- Dataset extract:
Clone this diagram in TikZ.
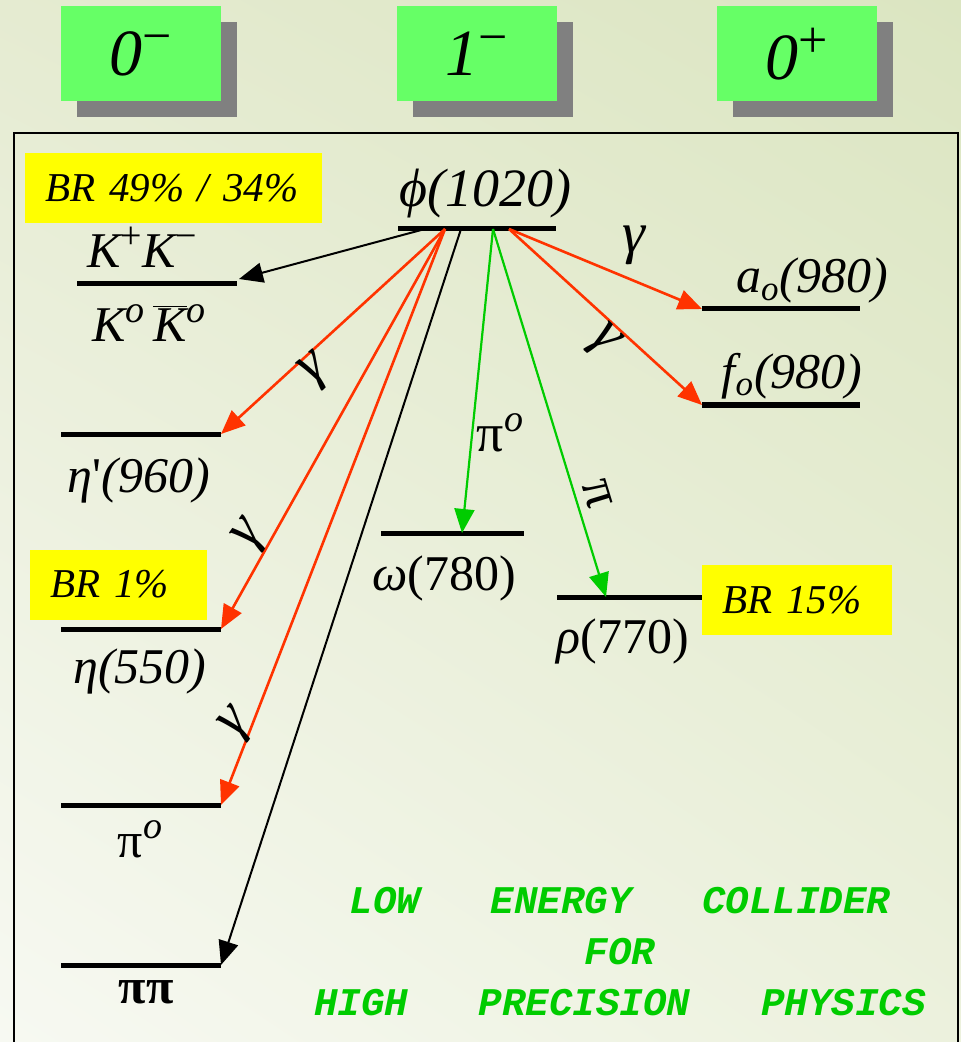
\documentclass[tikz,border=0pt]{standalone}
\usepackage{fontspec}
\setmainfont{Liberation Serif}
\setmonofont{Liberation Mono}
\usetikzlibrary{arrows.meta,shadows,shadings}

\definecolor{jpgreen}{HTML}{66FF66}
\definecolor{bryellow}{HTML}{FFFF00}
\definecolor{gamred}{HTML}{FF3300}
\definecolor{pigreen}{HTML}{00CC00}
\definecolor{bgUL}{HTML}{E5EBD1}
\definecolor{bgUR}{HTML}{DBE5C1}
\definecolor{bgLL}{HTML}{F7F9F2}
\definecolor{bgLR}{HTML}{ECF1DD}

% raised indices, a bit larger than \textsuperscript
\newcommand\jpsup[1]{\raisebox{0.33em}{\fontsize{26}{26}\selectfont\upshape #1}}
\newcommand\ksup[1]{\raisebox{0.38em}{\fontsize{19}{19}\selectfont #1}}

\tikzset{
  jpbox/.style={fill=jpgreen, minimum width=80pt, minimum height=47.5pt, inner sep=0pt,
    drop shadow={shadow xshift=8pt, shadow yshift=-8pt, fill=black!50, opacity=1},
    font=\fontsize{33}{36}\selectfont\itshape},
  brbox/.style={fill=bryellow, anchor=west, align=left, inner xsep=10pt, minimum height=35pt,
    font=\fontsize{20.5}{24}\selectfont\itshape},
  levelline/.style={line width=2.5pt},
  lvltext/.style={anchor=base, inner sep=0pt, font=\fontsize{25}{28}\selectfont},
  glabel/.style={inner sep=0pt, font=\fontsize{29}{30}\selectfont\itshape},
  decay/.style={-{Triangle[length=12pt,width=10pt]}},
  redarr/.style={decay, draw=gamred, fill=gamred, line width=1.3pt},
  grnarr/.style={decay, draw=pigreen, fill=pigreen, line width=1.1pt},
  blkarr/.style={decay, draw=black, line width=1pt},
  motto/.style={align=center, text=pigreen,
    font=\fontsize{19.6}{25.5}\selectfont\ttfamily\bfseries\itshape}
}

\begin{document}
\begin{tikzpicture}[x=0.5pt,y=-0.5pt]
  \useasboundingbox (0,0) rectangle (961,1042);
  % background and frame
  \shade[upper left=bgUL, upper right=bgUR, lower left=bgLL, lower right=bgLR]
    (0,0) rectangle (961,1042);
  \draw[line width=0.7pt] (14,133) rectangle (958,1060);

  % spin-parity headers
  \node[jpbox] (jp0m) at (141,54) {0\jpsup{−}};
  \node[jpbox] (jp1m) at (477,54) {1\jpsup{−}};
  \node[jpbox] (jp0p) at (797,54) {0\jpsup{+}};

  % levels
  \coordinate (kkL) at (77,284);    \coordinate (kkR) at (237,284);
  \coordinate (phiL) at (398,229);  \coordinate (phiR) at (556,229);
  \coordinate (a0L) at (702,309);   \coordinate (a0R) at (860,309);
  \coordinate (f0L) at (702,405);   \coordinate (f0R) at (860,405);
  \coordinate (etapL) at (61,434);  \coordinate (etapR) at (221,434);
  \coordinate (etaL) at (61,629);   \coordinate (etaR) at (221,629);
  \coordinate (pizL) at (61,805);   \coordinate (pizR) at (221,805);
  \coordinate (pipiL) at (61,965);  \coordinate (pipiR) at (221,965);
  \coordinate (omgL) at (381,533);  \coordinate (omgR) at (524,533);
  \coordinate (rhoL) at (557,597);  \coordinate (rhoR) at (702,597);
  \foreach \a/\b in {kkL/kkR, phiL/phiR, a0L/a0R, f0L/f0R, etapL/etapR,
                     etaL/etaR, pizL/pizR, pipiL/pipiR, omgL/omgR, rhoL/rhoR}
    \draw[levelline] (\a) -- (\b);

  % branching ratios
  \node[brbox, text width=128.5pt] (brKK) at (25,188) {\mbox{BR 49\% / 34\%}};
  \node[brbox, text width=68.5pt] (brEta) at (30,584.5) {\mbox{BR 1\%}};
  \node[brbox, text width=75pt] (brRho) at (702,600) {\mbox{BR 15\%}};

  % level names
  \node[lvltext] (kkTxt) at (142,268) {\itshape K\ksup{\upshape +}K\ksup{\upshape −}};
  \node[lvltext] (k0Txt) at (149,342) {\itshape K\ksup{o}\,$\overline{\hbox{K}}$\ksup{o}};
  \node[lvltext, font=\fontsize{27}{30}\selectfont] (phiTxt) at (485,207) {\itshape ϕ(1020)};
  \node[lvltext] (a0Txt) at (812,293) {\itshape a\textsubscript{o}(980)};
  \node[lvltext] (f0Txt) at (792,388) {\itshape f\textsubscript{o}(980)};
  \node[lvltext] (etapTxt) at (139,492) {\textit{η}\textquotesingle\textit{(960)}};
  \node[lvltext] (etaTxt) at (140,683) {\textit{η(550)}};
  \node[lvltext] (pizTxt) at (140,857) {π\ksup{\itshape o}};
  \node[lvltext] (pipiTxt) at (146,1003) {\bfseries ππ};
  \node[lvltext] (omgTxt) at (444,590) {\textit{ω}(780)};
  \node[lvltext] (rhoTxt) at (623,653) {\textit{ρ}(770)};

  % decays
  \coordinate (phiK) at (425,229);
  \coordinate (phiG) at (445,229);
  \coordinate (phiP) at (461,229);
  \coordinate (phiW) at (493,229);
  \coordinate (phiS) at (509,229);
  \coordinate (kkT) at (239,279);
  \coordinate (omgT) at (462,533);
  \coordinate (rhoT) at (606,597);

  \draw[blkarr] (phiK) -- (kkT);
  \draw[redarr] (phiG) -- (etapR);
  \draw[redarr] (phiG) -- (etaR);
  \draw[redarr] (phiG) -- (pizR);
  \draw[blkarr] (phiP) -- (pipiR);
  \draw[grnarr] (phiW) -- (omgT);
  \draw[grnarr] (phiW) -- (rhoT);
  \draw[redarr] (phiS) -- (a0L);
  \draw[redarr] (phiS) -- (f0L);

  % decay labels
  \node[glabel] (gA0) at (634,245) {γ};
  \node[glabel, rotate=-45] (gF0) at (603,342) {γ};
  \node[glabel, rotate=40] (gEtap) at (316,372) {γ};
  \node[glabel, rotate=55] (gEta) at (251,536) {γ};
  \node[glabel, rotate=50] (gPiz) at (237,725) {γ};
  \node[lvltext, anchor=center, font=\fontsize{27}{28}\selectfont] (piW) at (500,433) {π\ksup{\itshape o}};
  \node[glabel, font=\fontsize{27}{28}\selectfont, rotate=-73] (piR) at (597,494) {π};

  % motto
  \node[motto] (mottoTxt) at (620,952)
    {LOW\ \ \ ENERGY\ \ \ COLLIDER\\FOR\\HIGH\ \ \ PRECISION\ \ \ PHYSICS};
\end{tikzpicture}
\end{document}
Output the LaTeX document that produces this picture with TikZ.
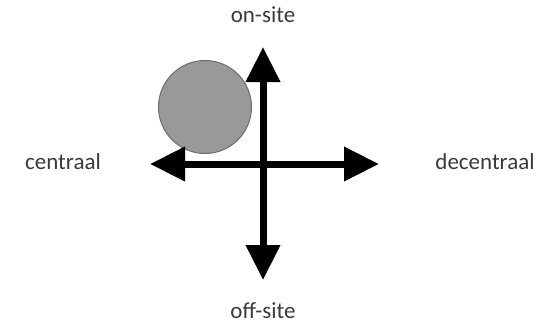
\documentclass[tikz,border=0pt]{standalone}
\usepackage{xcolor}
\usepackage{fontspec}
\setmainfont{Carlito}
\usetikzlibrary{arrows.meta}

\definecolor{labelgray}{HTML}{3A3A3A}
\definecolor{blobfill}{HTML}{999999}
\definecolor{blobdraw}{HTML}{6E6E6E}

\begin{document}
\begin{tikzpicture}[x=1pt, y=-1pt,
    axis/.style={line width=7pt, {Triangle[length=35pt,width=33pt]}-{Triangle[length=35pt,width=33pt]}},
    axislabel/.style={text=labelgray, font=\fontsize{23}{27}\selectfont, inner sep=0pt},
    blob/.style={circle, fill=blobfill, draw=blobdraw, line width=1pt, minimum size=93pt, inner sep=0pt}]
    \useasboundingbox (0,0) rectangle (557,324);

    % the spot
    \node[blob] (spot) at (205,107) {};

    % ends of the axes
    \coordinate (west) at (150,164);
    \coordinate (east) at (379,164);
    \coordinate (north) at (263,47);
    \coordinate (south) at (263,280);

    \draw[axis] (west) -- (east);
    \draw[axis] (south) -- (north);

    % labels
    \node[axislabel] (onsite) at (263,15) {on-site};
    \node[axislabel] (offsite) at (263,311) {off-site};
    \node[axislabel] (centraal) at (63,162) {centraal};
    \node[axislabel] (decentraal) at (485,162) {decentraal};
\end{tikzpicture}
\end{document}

- Aim: In the lines above, locate the string "this". Copy every line where it occurs.

- Output of the task:
Clone this diagram in TikZ.
Output the LaTeX document that produces this picture with TikZ.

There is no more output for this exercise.